Another reason I love my students is because they don't give 3 craps about what kind of marathon I ran. In addition to that, they don't care if my hair looks like crap, if there's a stain on my shirt, or I have dry erase marker streaked across my face. (Yes, those things all happen to me on a frequent basis.) After coming back from being on a trip (and my students having a sub), I am always greeted by the biggest, brightest smile that comes with seeing someone you've missed. It's true and it's genuine. They are always glad to have me back. That was my saving grace Tuesday.
Most of you have already read on FB that I bombed my race and finished in 3:13:xx. (I actually don't even know the seconds, what place I came in or any of the details. They simply do not matter to me.) Before I give a brief race report, I'll just say that I'm really struggling with this, physically- some and a ton emotionally.
Like I said in a recent post, I've had this lingering cold thingie. It hasn't been anything major, but enough to know that I wasn't 100%. However, I didn't think it was a deal breaker and I still don't blame my crappy race on that. (*Sidebar to say that under coach's orders, I did go to Urgent Care yesterday and now have a Z pack for a respiratory infection.)
I was concerned about the drastically cold temperatures. During my jog on Saturday, my legs refused to get loose, and I was even wearing tights. Sunday brought the coldest temperatures I have ever raced a marathon in. I still thought I could do it, though. It wasn't THAT cold. I did my drills inside the school, dropped my bag and headed for the start.
After lots of debate on my outfit, I went with the long sleeved Brooks ID top, ID shorts, compression socks, gloves, headband, and threw on a teeshirt to wear for the first few miles. (It really got on my nerves, though, and I threw it off at Mile 2-3.) I would love to share my splits with you, but in my completely pissed off state of mind, I deleted the entire race from my Garmin while walking back to the hotel. I do know that I went through Miles 1-7 at roughly 6:45 pace. I thought I would feel better than I did. It wasn't easy; I was already working hard. Somewhere during Mile 7/8, we made a sharp right turn up a small hill and I felt my hamstring/butt pull. It was a sharp pain, but then subsided a bit. I didn't think much about it, but I did slow for a mile to 6:50ish. At this point, I couldn't really find a rhythm; things felt hard, and I felt that twinge in the hammy/butt. By Mile 10, I was cussing, and I knew it wasn't my day. Mile 13, I wished they had had a half marathon b/c I would've cut it short. Things went from bad to worse. I won't rehash all the details b/c they are not happy memories. Basically, my body completely revolted everything about me running 6:52 pace. I was coughing, my hamstring/butt screamed bloody murder. And I coughed, walked, ran, cried for 13 freaking miles until the Marathon of Death was over.
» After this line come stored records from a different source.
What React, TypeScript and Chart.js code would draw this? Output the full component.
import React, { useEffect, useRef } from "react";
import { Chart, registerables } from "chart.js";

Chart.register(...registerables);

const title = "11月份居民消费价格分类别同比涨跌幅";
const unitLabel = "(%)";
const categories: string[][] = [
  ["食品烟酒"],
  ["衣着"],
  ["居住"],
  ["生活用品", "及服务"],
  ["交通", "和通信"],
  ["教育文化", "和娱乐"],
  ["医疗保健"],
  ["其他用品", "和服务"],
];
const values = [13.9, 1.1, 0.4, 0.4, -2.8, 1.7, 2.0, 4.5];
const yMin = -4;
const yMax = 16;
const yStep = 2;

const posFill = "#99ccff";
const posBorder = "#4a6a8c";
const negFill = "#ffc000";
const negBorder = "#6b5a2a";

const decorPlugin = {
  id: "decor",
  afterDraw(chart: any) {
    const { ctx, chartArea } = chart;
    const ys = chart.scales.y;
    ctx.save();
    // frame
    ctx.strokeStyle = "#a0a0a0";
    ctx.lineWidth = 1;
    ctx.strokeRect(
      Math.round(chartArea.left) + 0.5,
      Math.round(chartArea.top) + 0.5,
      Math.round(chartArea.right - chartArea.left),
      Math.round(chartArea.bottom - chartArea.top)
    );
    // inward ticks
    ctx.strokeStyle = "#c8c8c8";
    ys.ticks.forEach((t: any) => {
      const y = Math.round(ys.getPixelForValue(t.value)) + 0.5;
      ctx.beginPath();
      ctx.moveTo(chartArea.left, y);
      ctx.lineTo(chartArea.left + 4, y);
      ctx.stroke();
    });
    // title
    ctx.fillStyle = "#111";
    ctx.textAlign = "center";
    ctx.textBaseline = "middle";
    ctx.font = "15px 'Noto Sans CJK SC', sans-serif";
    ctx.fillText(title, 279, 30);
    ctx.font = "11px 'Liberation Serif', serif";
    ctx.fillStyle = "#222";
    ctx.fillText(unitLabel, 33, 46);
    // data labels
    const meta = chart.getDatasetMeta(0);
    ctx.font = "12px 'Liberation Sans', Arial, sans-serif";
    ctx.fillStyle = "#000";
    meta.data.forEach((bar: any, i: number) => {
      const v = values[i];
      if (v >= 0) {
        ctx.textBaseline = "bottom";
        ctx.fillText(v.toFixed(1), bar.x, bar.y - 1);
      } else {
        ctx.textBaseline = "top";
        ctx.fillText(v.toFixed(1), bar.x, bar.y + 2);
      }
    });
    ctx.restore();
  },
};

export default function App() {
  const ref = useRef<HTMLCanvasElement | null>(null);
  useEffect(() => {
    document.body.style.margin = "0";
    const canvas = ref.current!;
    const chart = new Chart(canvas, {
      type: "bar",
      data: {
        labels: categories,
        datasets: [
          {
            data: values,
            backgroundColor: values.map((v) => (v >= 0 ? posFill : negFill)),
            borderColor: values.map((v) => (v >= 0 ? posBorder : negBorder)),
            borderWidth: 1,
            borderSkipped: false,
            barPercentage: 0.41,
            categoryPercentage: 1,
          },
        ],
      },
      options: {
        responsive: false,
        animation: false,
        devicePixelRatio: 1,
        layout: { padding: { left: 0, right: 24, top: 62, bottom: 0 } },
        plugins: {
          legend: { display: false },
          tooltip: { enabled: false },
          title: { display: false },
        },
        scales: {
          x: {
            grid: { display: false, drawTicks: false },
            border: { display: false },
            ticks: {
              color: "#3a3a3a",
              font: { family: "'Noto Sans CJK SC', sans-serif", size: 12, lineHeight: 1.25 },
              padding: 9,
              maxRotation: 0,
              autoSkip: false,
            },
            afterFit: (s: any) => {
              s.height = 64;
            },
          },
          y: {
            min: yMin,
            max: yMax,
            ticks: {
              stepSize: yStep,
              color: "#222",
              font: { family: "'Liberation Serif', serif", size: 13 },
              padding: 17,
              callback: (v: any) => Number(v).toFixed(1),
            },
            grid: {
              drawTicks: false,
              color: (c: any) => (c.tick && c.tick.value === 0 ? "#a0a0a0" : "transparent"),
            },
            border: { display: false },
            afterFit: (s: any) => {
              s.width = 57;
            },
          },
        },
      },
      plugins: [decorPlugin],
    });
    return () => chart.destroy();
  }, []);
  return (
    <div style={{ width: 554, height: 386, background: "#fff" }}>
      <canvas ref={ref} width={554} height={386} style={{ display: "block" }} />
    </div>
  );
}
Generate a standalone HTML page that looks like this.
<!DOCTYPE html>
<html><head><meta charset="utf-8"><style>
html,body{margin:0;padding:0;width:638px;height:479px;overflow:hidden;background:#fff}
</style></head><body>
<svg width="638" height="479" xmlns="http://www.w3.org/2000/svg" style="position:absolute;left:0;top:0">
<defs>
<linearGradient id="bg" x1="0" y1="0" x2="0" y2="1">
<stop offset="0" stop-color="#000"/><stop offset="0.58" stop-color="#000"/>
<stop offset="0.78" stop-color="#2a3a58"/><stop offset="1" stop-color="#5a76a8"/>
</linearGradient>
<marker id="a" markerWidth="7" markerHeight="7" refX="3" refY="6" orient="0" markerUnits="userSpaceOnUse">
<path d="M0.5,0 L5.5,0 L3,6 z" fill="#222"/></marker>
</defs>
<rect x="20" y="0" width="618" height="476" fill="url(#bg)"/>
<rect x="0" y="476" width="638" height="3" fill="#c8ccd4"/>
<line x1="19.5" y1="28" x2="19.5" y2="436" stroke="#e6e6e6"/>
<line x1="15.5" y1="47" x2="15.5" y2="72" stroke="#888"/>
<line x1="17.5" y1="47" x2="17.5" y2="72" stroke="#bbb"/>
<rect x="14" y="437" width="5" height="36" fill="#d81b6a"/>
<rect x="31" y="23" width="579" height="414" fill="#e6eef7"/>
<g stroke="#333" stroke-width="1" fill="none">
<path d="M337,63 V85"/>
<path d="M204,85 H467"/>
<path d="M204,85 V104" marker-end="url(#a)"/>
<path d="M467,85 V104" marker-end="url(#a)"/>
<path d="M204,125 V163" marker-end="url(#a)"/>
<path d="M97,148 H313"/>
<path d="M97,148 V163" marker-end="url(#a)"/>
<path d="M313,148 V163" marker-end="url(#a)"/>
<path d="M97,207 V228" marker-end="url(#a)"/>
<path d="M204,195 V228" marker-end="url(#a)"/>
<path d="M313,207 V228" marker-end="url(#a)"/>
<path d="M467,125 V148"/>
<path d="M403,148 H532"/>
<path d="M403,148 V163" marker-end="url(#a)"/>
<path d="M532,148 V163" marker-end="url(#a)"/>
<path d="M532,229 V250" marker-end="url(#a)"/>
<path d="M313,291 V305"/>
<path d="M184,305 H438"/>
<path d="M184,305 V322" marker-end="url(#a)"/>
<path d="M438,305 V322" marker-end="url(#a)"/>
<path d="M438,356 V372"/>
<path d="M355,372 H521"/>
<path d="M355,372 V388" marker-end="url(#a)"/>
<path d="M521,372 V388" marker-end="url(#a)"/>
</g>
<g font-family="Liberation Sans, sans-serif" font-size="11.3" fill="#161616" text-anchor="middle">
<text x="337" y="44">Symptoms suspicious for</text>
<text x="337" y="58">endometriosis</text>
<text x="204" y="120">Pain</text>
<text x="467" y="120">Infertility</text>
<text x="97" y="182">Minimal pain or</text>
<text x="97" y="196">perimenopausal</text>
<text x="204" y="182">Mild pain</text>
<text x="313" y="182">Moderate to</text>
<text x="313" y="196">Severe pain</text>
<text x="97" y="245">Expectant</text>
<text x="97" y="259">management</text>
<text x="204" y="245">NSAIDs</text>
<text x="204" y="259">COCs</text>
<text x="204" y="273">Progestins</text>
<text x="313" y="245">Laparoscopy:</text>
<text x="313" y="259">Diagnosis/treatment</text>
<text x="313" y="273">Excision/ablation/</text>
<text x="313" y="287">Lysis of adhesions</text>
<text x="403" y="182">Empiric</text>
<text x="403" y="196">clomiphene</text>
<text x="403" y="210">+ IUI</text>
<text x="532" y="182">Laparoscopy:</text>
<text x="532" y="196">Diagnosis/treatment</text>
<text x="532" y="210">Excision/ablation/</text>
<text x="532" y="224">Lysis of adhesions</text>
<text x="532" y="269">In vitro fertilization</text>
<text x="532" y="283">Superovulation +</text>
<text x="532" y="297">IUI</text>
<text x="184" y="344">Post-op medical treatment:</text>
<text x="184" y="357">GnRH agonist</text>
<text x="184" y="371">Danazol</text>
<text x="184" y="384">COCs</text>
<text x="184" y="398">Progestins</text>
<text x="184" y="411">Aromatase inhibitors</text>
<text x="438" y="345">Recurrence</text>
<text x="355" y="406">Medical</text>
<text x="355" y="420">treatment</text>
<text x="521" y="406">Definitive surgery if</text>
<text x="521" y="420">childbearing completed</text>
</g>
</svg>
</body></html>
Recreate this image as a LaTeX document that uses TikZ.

After the race, I was pretty much a wreck. I could hardly walk, but that was nothing compared to my broken heart. So much training. So much time. So much money. So much hope. Completely down the tubes. There really isn't a single thing anyone can say or do to make it better. It sucked then, and it still sucks now. I would love to put on this happy face and say, "Oh, blah, blah, blah, everything happens for a reason, yada, yada, yada." Well, I disagree, sometimes things just suck. Lots and lots of things happen for a reason. We are given plenty of adversity and plenty of blessings that are all part of The Big Plan, but there are some things... that just suck. I am currently working on another post, a post of my reflections about the training cycle as a whole, what I liked and what I would've done differently. I will save that for later. I just wanted to check in with all of you that have been so sweet, kind, and encouraging.
No, this thing is not over. I've cried too many tears, put in too much work, and been going for too long to quit on this now. Right now I'm simply recovering, more from the training cycle than the actual race. The hammy/butt is feeling much better. I've been doing some light stretching, foam rolling, and work with The Stick. Those have helped a lot. I do believe what I said in my last post about training being like money in the bank. And I guess I'll work on "getting rich" for my next race.